Top three perfumes that I wore the most often during 2019 – two of my all-time favorites, same as top perfumes from 2018, Ormonde Jayne Ta’if (9 occasions) and Lancôme Climat (8) and a new favorite Houbigant Quelques Fleurs Royal Collection Privee (8). I see a pattern here with wearing more often perfumes newly added to my collection (in 2018 it was Chanel Bois des Iles).

Despite all the hurdles describing which I started this post, I managed to do enough testing: 272 perfumes (vs. 380 in 2018) from 128 brands (vs. 139). Out of 272 perfumes tested, only 107 were new to me: the rest was either repeated testing of older samples or comparison testing between new samples and either older samples or perfumes I own. These numbers do not include my London sniffing sessions since most of perfumes that I tried there had never made it to skin.

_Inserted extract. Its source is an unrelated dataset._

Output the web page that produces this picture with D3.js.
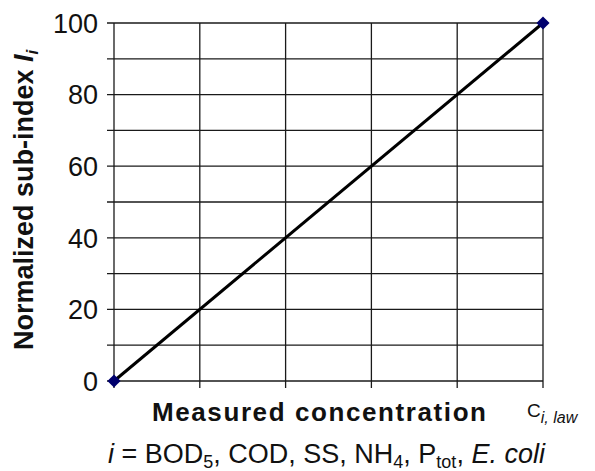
<!DOCTYPE html>
<html><head><meta charset="utf-8">
<script src="https://cdn.jsdelivr.net/npm/d3@7"></script>
<style>html,body{margin:0;padding:0;background:#fff;}svg{display:block;}</style>
</head><body>
<script>
const concentration = [0, 1];          // fraction of C_i,law
const subIndex = [0, 100];             // normalized sub-index I_i
const yTickLabels = [0, 20, 40, 60, 80, 100];
const yGridValues = [0, 10, 20, 30, 40, 50, 60, 70, 80, 90, 100];
const xGridValues = [0, 0.2, 0.4, 0.6, 0.8, 1.0];

const W = 595, H = 471;
const L = 114, R = 543, T = 23, B = 381;
const svg = d3.select("body").append("svg").attr("width", W).attr("height", H);
const x = d3.scaleLinear().domain([0, 1]).range([L, R]);
const y = d3.scaleLinear().domain([0, 100]).range([B, T]);
const font = "'Liberation Sans', Arial, Helvetica, sans-serif";
const gridColor = "#1a1a1a";

// horizontal grid (with outer ticks)
svg.append("g").selectAll("line").data(yGridValues).join("line")
  .attr("x1", L - 7).attr("x2", R)
  .attr("y1", d => y(d)).attr("y2", d => y(d))
  .attr("stroke", gridColor).attr("stroke-width", 1.3);
// vertical grid (with outer ticks)
svg.append("g").selectAll("line").data(xGridValues).join("line")
  .attr("x1", d => x(d)).attr("x2", d => x(d))
  .attr("y1", T).attr("y2", B + 7)
  .attr("stroke", gridColor).attr("stroke-width", 1.3);

// y tick labels
svg.append("g").selectAll("text").data(yTickLabels).join("text")
  .attr("x", L - 16).attr("y", d => y(d)).attr("dy", "0.36em")
  .attr("text-anchor", "end").attr("font-family", font).attr("font-size", 27)
  .attr("fill", "#111").text(d => d);

// data line
const pts = concentration.map((c, i) => [c, subIndex[i]]);
svg.append("path").datum(pts)
  .attr("d", d3.line().x(d => x(d[0])).y(d => y(d[1])))
  .attr("fill", "none").attr("stroke", "#000").attr("stroke-width", 3);
// markers
svg.append("g").selectAll("path").data(pts).join("path")
  .attr("d", d3.symbol().type(d3.symbolDiamond2).size(110))
  .attr("transform", d => `translate(${x(d[0])},${y(d[1])})`)
  .attr("fill", "#00006e");

// x axis label
svg.append("text").attr("x", 152).attr("y", 421)
  .attr("font-family", font).attr("font-size", 26).attr("font-weight", "bold")
  .attr("fill", "#111").attr("textLength", 334).attr("lengthAdjust", "spacing")
  .text("Measured concentration");

// C_i,law
const c = svg.append("text").attr("x", 527).attr("y", 417)
  .attr("font-family", font).attr("font-size", 19).attr("fill", "#111");
c.append("tspan").text("C");
c.append("tspan").attr("dy", 6).attr("font-size", 16).attr("font-style", "italic").text("i, law");

// subtitle
const s = svg.append("text").attr("x", 108).attr("y", 463)
  .attr("font-family", font).attr("font-size", 27).attr("fill", "#111");
const sub = (t) => s.append("tspan").attr("dy", 5).attr("font-size", 18).text(t);
const back = (t) => s.append("tspan").attr("dy", -5).text(t);
s.append("tspan").attr("font-style", "italic").text("i");
s.append("tspan").text(" = BOD");
sub("5"); back(", COD, SS, NH");
sub("4"); back(", P");
sub("tot"); back(", ");
s.append("tspan").attr("font-style", "italic").text("E. coli");

// y axis label
const yl = svg.append("text")
  .attr("transform", `translate(33,350) rotate(-90)`)
  .attr("font-family", font).attr("font-size", 27).attr("font-weight", "bold")
  .attr("fill", "#111");
yl.append("tspan").text("Normalized sub-index ");
yl.append("tspan").attr("font-style", "italic").text("I");
yl.append("tspan").attr("dy", 5).attr("font-size", 17).attr("font-style", "italic").text("i");
</script>
</body></html>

I’ve done once, I think, “The Best N New Perfumes of the Year” post. But this year, even had I wanted to do that, I wouldn’t have been able to: out of just 16 new releases that I managed to try in 2019 (Sixteen! It’s almost a quarter of what has been released just in 4 days of 2020!), there were only 5 that I liked and 3 that were not spectacular but not bad. I think, you’ll agree that Top/Best 5 (or even 8) perfumes of 2019 sounds somewhat pathetic. But I’ll mentions those 5 here: Bengale Rouge by Papillon Artisan Perfumes, Puredistance Gold, Paris – Riviera by Chanel, Mon Boudoir by Houbigant and I am not a flower by Floraiku.

In the 2018 Year Round-up post for the first time I started counting pictures of Rusty that I used in my posts during the year. I decided to continue this tradition. In 2019 I used 39 pictures of Rusty, which was significantly fewer than in the previous year (51), but I managed to publish just 29 posts (vs. 48), so the ratio of picture to posts is much higher.